My van climbed a hill and descended the other side; we had forty more miles of New Jersey ahead of us before we reached our destination. All was quiet, the music was playing, soft and lilting if you are familiar with the album, the essence of melancholy. I drove straight into it. I couldn’t turn the wheel though that is what I wanted to do. I went in at 70 mph and didn’t stop until I hit the bottom.
I have heard that it is impossible for an object to be in two places at once but Love doesn’t give a damn about the possible. I was in Love once again and I found the night to be just as beautiful as the day. My life was full. I didn’t sleep for fear of missing all the wonders Love was dropping off at my doorstep.
The fourth and last time, though I hope not the final, I fell in Love was the best. I enjoyed the descent into the well, entered at my own pace and landed softly. I filled the base with fertile soil and watered it at regular intervals. Love loves to be fertilized; it is something that is at the core of its nature.
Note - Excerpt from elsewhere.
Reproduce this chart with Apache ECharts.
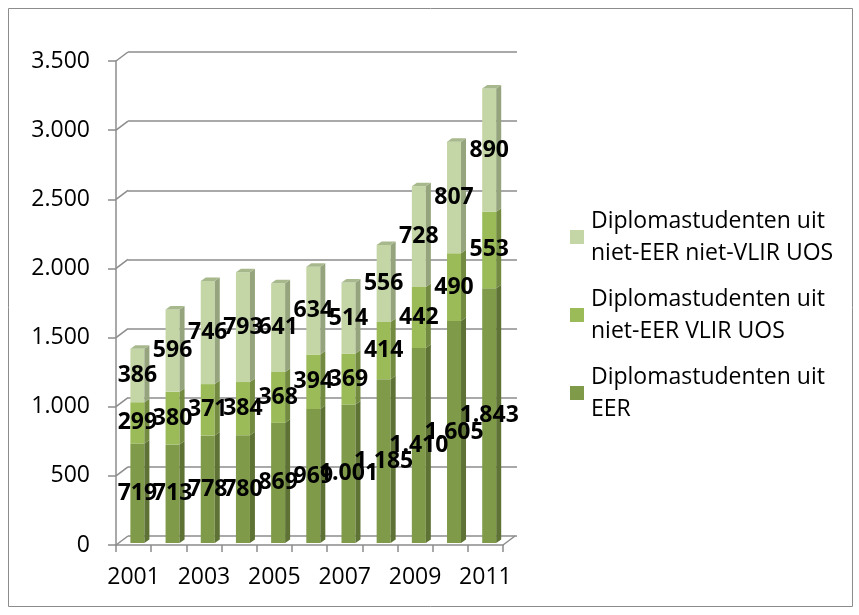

As sweet as our time was I knew it would not be possible for me to bring this plant to fruit but Love, as I have said, does not care about the possible, it made it happen and the plant continues to bear fruit to this day.
She was not with me when I plunged into the hole of Love. It was Cinco de Mayo 2012. I was camping in my tent just outside of Durango, CO, after a wonderful night of tango at a place in town. The moon was so bright that I could have read a book inside my tent without a light. It glowed and filled me with its warmth but I knew it was not the moon that was making my blood boil: it was Love.
I could not stop thinking about her nor did I wish to. I reviewed every moment of our encounters and thought of what I would say to her, what I would do to her when we next met. It was near dawn before I had made a decision. The next time I saw her I would ask if I could hold her hand. That was the thing that was most special about her, she had an extraordinary ability to touch people.
I would spend the next sixteen months touching more than just her hands. Every part of her body was like a profound discovery for me.  I would spend hours exploring a single patch of skin on her shoulder blade or her palm or a finger. I was fascinated by my ability to be fascinated with such incremental pieces of her anatomy. Our time came to an end but my Love for her continues to this day.

There you have it: Love. Get some. You won’t regret it.